2. Institutionally, civil society asks:

  • we need more of UNDP in these migration-and-development processes. One terrific staff person—but is that it for all of this work??
  • what is the plan for IOM to give full consideration to a more formal and clear institutionalization of protection as a core mandate for its mission. Or the possibility to move from de facto to de jure part of the UN family; making sure to, in thw words we know so well from the migration and development discourse these recent years, “maximize the positives and minimize the negatives” that might come with that?

3. Finally, civil society asks: How do we pick up, at last—and together-- the question of complementary global migration governance which, evidence-based and sensible to genuine state sovereignty rises to the challenges of globalization? Here: civil society’s 6th point for 5 years of work ahead of us all: “redefinition of the interaction of international mechanisms of migrant rights protection which recognizes the roles of the GFMD and the Global Migration Group, albeit limited, revives emphasis of the distinct mandate of the ILO for worker protection, and more coherently aligns protection activity” of the agencies that I mentioned earlier.
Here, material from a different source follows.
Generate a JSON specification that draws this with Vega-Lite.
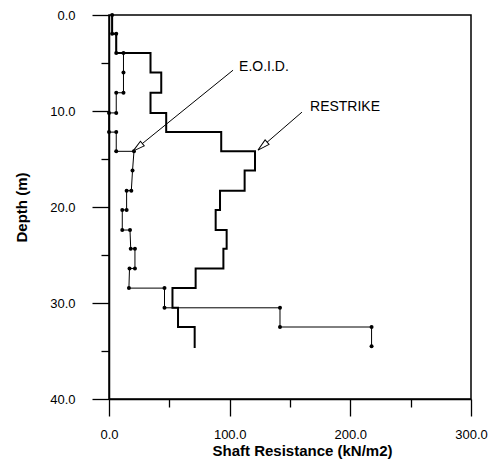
{
  "$schema": "https://vega.github.io/schema/vega-lite/v6.json",
  "width": 362,
  "height": 384,
  "autosize": {"type": "none"},
  "padding": {"left": 109, "top": 15, "right": 28, "bottom": 67},
  "background": "white",
  "config": {
    "view": {"stroke": "black", "strokeWidth": 1.5},
    "font": "Liberation Sans",
    "text": {"font": "Liberation Sans"}
  },
  "resolve": {"axis": {"x": "independent", "y": "independent"}},
  "datasets": {
    "profiles": [
      {"series": "E.O.I.D.", "i": 1, "res": 2.6, "depth": 0},
      {"series": "E.O.I.D.", "i": 2, "res": 2.6, "depth": 1.95},
      {"series": "E.O.I.D.", "i": 3, "res": 6, "depth": 1.95},
      {"series": "E.O.I.D.", "i": 4, "res": 6, "depth": 3.95},
      {"series": "E.O.I.D.", "i": 5, "res": 12, "depth": 3.95},
      {"series": "E.O.I.D.", "i": 6, "res": 12, "depth": 6.0},
      {"series": "E.O.I.D.", "i": 7, "res": 12, "depth": 8.1},
      {"series": "E.O.I.D.", "i": 8, "res": 6, "depth": 8.1},
      {"series": "E.O.I.D.", "i": 9, "res": 6, "depth": 10.2},
      {"series": "E.O.I.D.", "i": 10, "res": 0, "depth": 10.2},
      {"series": "E.O.I.D.", "i": 11, "res": 0, "depth": 12.2},
      {"series": "E.O.I.D.", "i": 12, "res": 6, "depth": 12.2},
      {"series": "E.O.I.D.", "i": 13, "res": 6, "depth": 14.2},
      {"series": "E.O.I.D.", "i": 14, "res": 20.7, "depth": 14.2},
      {"series": "E.O.I.D.", "i": 15, "res": 19.5, "depth": 16.2},
      {"series": "E.O.I.D.", "i": 16, "res": 18.5, "depth": 18.3},
      {"series": "E.O.I.D.", "i": 17, "res": 14.6, "depth": 18.3},
      {"series": "E.O.I.D.", "i": 18, "res": 14.6, "depth": 20.3},
      {"series": "E.O.I.D.", "i": 19, "res": 11, "depth": 20.3},
      {"series": "E.O.I.D.", "i": 20, "res": 11, "depth": 22.4},
      {"series": "E.O.I.D.", "i": 21, "res": 17.4, "depth": 22.4},
      {"series": "E.O.I.D.", "i": 22, "res": 18, "depth": 24.35},
      {"series": "E.O.I.D.", "i": 23, "res": 21.5, "depth": 24.35},
      {"series": "E.O.I.D.", "i": 24, "res": 21.5, "depth": 26.4},
      {"series": "E.O.I.D.", "i": 25, "res": 17, "depth": 26.4},
      {"series": "E.O.I.D.", "i": 26, "res": 16.5, "depth": 28.45},
      {"series": "E.O.I.D.", "i": 27, "res": 46, "depth": 28.45},
      {"series": "E.O.I.D.", "i": 28, "res": 46, "depth": 30.5},
      {"series": "E.O.I.D.", "i": 29, "res": 141.7, "depth": 30.5},
      {"series": "E.O.I.D.", "i": 30, "res": 141.7, "depth": 32.5},
      {"series": "E.O.I.D.", "i": 31, "res": 217.6, "depth": 32.5},
      {"series": "E.O.I.D.", "i": 32, "res": 217.6, "depth": 34.5},
      {"series": "RESTRIKE", "i": 1, "res": 2.6, "depth": 0},
      {"series": "RESTRIKE", "i": 2, "res": 2.6, "depth": 1.95},
      {"series": "RESTRIKE", "i": 3, "res": 6, "depth": 1.95},
      {"series": "RESTRIKE", "i": 4, "res": 6, "depth": 3.95},
      {"series": "RESTRIKE", "i": 5, "res": 34.4, "depth": 3.95},
      {"series": "RESTRIKE", "i": 6, "res": 34.4, "depth": 6.0},
      {"series": "RESTRIKE", "i": 7, "res": 43.3, "depth": 6.0},
      {"series": "RESTRIKE", "i": 8, "res": 43.3, "depth": 8.1},
      {"series": "RESTRIKE", "i": 9, "res": 34.4, "depth": 8.1},
      {"series": "RESTRIKE", "i": 10, "res": 34.4, "depth": 10.2},
      {"series": "RESTRIKE", "i": 11, "res": 47.4, "depth": 10.2},
      {"series": "RESTRIKE", "i": 12, "res": 47.4, "depth": 12.2},
      {"series": "RESTRIKE", "i": 13, "res": 93, "depth": 12.2},
      {"series": "RESTRIKE", "i": 14, "res": 93, "depth": 14.2},
      {"series": "RESTRIKE", "i": 15, "res": 121, "depth": 14.2},
      {"series": "RESTRIKE", "i": 16, "res": 121, "depth": 16.2},
      {"series": "RESTRIKE", "i": 17, "res": 112.4, "depth": 16.2},
      {"series": "RESTRIKE", "i": 18, "res": 112.4, "depth": 18.3},
      {"series": "RESTRIKE", "i": 19, "res": 92, "depth": 18.3},
      {"series": "RESTRIKE", "i": 20, "res": 92, "depth": 20.3},
      {"series": "RESTRIKE", "i": 21, "res": 88.4, "depth": 20.3},
      {"series": "RESTRIKE", "i": 22, "res": 88.4, "depth": 22.4},
      {"series": "RESTRIKE", "i": 23, "res": 97.5, "depth": 22.4},
      {"series": "RESTRIKE", "i": 24, "res": 97.5, "depth": 24.35},
      {"series": "RESTRIKE", "i": 25, "res": 94.8, "depth": 24.35},
      {"series": "RESTRIKE", "i": 26, "res": 94.8, "depth": 26.4},
      {"series": "RESTRIKE", "i": 27, "res": 71.8, "depth": 26.4},
      {"series": "RESTRIKE", "i": 28, "res": 71.8, "depth": 28.45},
      {"series": "RESTRIKE", "i": 29, "res": 52.6, "depth": 28.45},
      {"series": "RESTRIKE", "i": 30, "res": 52.6, "depth": 30.5},
      {"series": "RESTRIKE", "i": 31, "res": 57.2, "depth": 30.5},
      {"series": "RESTRIKE", "i": 32, "res": 57.2, "depth": 32.5},
      {"series": "RESTRIKE", "i": 33, "res": 71, "depth": 32.5},
      {"series": "RESTRIKE", "i": 34, "res": 71, "depth": 34.7}
    ],
    "notes": [
      {"label": "E.O.I.D.", "res": 128.4, "depth": 5.44, "res2": 102.8, "depth2": 5.75, "tipres": 19.9, "tipdepth": 14.18},
      {"label": "RESTRIKE", "res": 195.6, "depth": 9.57, "res2": 159.9, "depth2": 10.12, "tipres": 123.5, "tipdepth": 14.07}
    ]
  },
  "layer": [
    {
      "data": {"name": "profiles"},
      "transform": [{"filter": "datum.series === 'E.O.I.D.'"}],
      "mark": {"type": "line", "color": "black", "strokeWidth": 1},
      "encoding": {
        "x": {"field": "res", "type": "quantitative", "title": "Shaft Resistance (kN/m2)",
          "scale": {"domain": [0, 300], "nice": false, "zero": false},
          "axis": {
            "orient": "bottom",
            "values": [0, 100, 200, 300],
            "format": ".1f",
            "ticks": true,
            "tickSize": 17,
            "grid": false, "domainColor": "black", "domainWidth": 1.5, "tickColor": "black", "tickWidth": 1.3,
            "labelFont": "Liberation Sans", "labelFontSize": 13, "labelColor": "black", "labelPadding": 12,
            "labelFlush": false, "labelOverlap": false,
            "titleFont": "Liberation Sans", "titleFontSize": 15, "titleFontWeight": "bold", "titleColor": "black", "titlePadding": 2,
            "titleX": 193, "titleAlign": "center"
          }},
        "y": {"field": "depth", "type": "quantitative", "title": "Depth (m)",
          "scale": {"domain": [0, 40], "reverse": true, "nice": false, "zero": false},
          "axis": {
            "orient": "left",
            "values": [0, 10, 20, 30, 40],
            "format": ".1f",
            "ticks": true,
            "tickSize": 17,
            "grid": false, "domainColor": "black", "domainWidth": 1.5, "tickColor": "black", "tickWidth": 1.3,
            "labelFont": "Liberation Sans", "labelFontSize": 13, "labelColor": "black", "labelPadding": 17,
            "labelFlush": false, "labelOverlap": false,
            "titleFont": "Liberation Sans", "titleFontSize": 15, "titleFontWeight": "bold", "titleColor": "black", "titlePadding": 20
          }},
        "order": {"field": "i", "type": "quantitative"}
      }
    },
    {
      "data": {"name": "profiles"},
      "transform": [{"filter": "datum.series === 'RESTRIKE'"}],
      "mark": {"type": "line", "color": "black", "strokeWidth": 2},
      "encoding": {
        "x": {"field": "res", "type": "quantitative", "scale": {"domain": [0, 300], "nice": false, "zero": false},
          "axis": {
            "orient": "bottom",
            "values": [50, 150, 250],
            "ticks": true,
            "tickSize": 8, "labels": false, "domain": false, "title": null, "grid": false,
            "tickColor": "black", "tickWidth": 1.3
          }},
        "y": {"field": "depth", "type": "quantitative", "scale": {"domain": [0, 40], "reverse": true, "nice": false, "zero": false},
          "axis": {
            "orient": "left",
            "values": [5, 15, 25, 35],
            "ticks": true,
            "tickSize": 8, "labels": false, "domain": false, "title": null, "grid": false,
            "tickColor": "black", "tickWidth": 1.3
          }},
        "order": {"field": "i", "type": "quantitative"}
      }
    },
    {
      "data": {"name": "profiles"},
      "transform": [{"filter": "datum.series === 'E.O.I.D.'"}],
      "mark": {"type": "point", "filled": true, "color": "black", "size": 16, "opacity": 1},
      "encoding": {
        "x": {"field": "res", "type": "quantitative", "axis": null, "scale": {"domain": [0, 300], "nice": false, "zero": false}},
        "y": {"field": "depth", "type": "quantitative", "axis": null, "scale": {"domain": [0, 40], "reverse": true, "nice": false, "zero": false}}
      }
    },
    {
      "data": {"name": "notes"},
      "mark": {"type": "rule", "color": "black", "strokeWidth": 1},
      "encoding": {
        "x": {"field": "res2", "type": "quantitative", "axis": null, "scale": {"domain": [0, 300], "nice": false, "zero": false}},
        "y": {"field": "depth2", "type": "quantitative", "axis": null, "scale": {"domain": [0, 40], "reverse": true, "nice": false, "zero": false}},
        "x2": {"field": "tipres"},
        "y2": {"field": "tipdepth"}
      }
    },
    {
      "data": {"name": "notes"},
      "transform": [{"filter": "datum.label === 'E.O.I.D.'"}],
      "mark": {"type": "point", "shape": "M0,0L0.5,2L-0.5,2Z", "size": 144, "angle": 231, "filled": true, "fill": "white", "stroke": "black", "strokeWidth": 1, "opacity": 1},
      "encoding": {
        "x": {"field": "tipres", "type": "quantitative", "axis": null, "scale": {"domain": [0, 300], "nice": false, "zero": false}},
        "y": {"field": "tipdepth", "type": "quantitative", "axis": null, "scale": {"domain": [0, 40], "reverse": true, "nice": false, "zero": false}}
      }
    },
    {
      "data": {"name": "notes"},
      "transform": [{"filter": "datum.label === 'RESTRIKE'"}],
      "mark": {"type": "point", "shape": "M0,0L0.5,2L-0.5,2Z", "size": 144, "angle": 229, "filled": true, "fill": "white", "stroke": "black", "strokeWidth": 1, "opacity": 1},
      "encoding": {
        "x": {"field": "tipres", "type": "quantitative", "axis": null, "scale": {"domain": [0, 300], "nice": false, "zero": false}},
        "y": {"field": "tipdepth", "type": "quantitative", "axis": null, "scale": {"domain": [0, 40], "reverse": true, "nice": false, "zero": false}}
      }
    },
    {
      "data": {"name": "notes"},
      "mark": {"type": "text", "font": "Liberation Sans", "fontSize": 14, "color": "black", "align": "center", "baseline": "middle"},
      "encoding": {
        "x": {"field": "res", "type": "quantitative", "axis": null, "scale": {"domain": [0, 300], "nice": false, "zero": false}},
        "y": {"field": "depth", "type": "quantitative", "axis": null, "scale": {"domain": [0, 40], "reverse": true, "nice": false, "zero": false}},
        "text": {"field": "label"}
      }
    }
  ]
}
These next 5 years, in movement together each day of it, we can rediscover that the end to globalized indifference is localized response that guides repair of the whole system. That’s where we converge.

Thank you.

 

* ILO = International Labour Organization; IOM = International Organization for Migration; OHCHR = Office of the High Commissioner for Human Rights; UNDP = United Nations Development Programme; UNHCR = United Nations High Commissioner for Refugees; UNICEF = United Nations Children’s Fund; UNODC = United Nations Office on Drugs and Crime.
1 The 5-year 8-point plan is available on-line in English, French and Spanish at http://hldcivilsociety.org/wp-content/uploads/2013/10/0261-HDL_The-5-year-Action-Plan-GB-web2.pdf<
2 The HLD convergence matrix is also available on-line at www.icmc.net< and www.hldcivilsociety.org<.